JULIA CHAIB
CAMBRIDGE, EUA (FOLHAPRESS)
A crítica à política comercial de Donald Trump permeou os debates com alguns dos principais investidores brasileiros em uma conferência nos Estados Unidos nesse final de semana.
A preocupação com os rumos da guerra comercial travada pelo governo americano marcou as falas do empresário Jorge Paulo Lemann, 85, do banqueiro André Esteves e do ex-presidente do Banco Central e investidor Armínio Fraga.
As declarações foram dadas durante a Brazil Conference, organizada por estudantes do MIT e de Harvard. Com uma lista eclética de palestrantes de diversas áreas, o evento colocou na mesma sala dois bilionários que há pouco tempo se enfrentaram na Justiça por meio de suas empresas: Lemann, sócio das Americanas, e Esteves, chairman do BTG.
Quando o escândalo da varejista estourou, BTG era um dos principais credores da empresa, que passa por um processo de recuperação judicial. À época, em uma ação em que pedia o bloqueio de recursos da varejista, o BTG chegou a chamar o trio de acionistas de referência da empresa de “fraudadores que dão ‘uma de maluco’”. Depois, houve uma espécie de armistício.
Os dois assistiram a painéis simultaneamente e, neste domingo, prestigiaram uma conversa entre Alex Behring, sócio da 3G Capital, e Florian Bartunek, sócio-fundador da gestora Constellation. A conversa foi mediada por um dos filhos de Esteves, num painel sobre investimentos e carreira.
Nem Lemann nem Esteves mencionaram o caso Americanas em suas intervenções. O sócio do BTG também não falou sobre a venda do Master ao BRB, negociação da qual participa.
No sábado (12), Esteves afirmou ver a política de Trump como um “horror geopolítico, moral e econômico”. Ele afirmou em seguida que, apesar de ser crítico à guerra comercial, o Brasil é o menos afetado no jogo.
“Por que ele é menos afetado? Porque a tarifa é um instrumento essencialmente contra produtos industrializados, ou pelo menos ele é muito mais efetivo que produtos industrializados”, disse, depois de explicar que o Brasil é essencialmente um exportador de commodities. Mesmo antes do recuo de Trump e da suspensão por 90 dias das tarifas mais altas, o Brasil já estava incluído no grupo taxado com o índice mínimo, de 10%.
Esteves disse ainda “existir uma falsa impressão” de que bancos ganham com juros altos.

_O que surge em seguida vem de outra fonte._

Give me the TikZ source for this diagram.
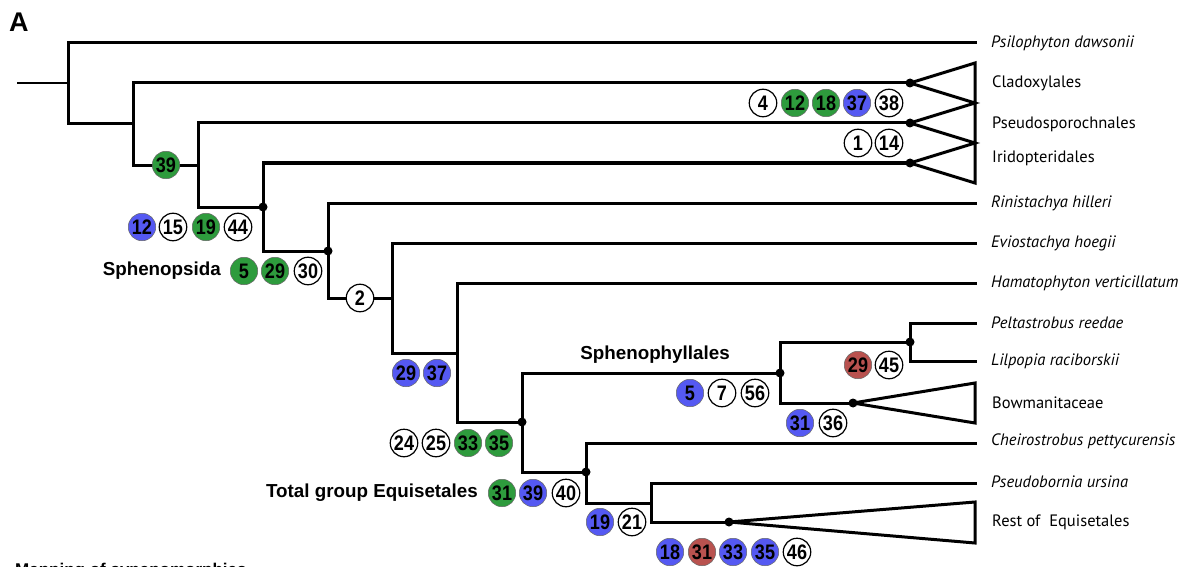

Já Lemann afirmou neste sábado que a política comercial adotada por Trump está confusa “demais para o seu gosto”. “Eu acredito em causar um pouco de disrupção, em sacudir as coisas. E certamente estamos sacudindo, mas acho que estão sacudindo um pouco demais. E, bom, ninguém realmente sabe o resultado. Tem que ir navegando”, afirmou o sócio do 3G Capital.
Armínio Fraga, por sua vez, disse ter ficado assustado com declarações de Trump. “Quando vejo Trump maltratando e humilhando o Canadá e o México, fico um pouco assustado. Onde é que a gente vai desse jeito?”, afirmou. Segundo ele, os EUA sempre foram uma espécie “estrela guia” para o resto do planeta e que a perda do “soft power” representa uma situação perigosa.
Nos painéis, os empresários comentaram a situação dos juros e a economia brasileira, além de responderem a perguntas sobre dicas de investimento e negócios.
Já Fraga sugeriu o congelamento do aumento real do salário mínimo por seis anos como uma medida de aperto fiscal ao Brasil.
O empresário João Camargo e Luiz Carlos Trabuco Cappi, presidente do conselho de administração do Bradesco, também foram à conferência, embora não tenham dado palestras. O evento reuniu sobretudo estudantes nos Estados Unidos.
O presidente do Google, Fábio Coelho, e a diretora-geral da Microsoft, Tânia Constantino, falaram neste domingo e pediram mais investimento do Brasil em profissionais da tecnologia.
Ainda neste domingo, o empresário Henrique Dubugras, 29, entrevistou o prefeito do Recife, João Campos, e abordou o uso da tecnologia nos espaços públicos. A conferência ainda reuniu artistas, como Carlinhos Brown, Ana Maria Braga, Sabrina Sato e autoridades do Brasil, como Gilmar Mendes, Paulo Gonet (Procuradoria-Geral da República) e Andrei Rodrigues, diretor-geral da Polícia Federal.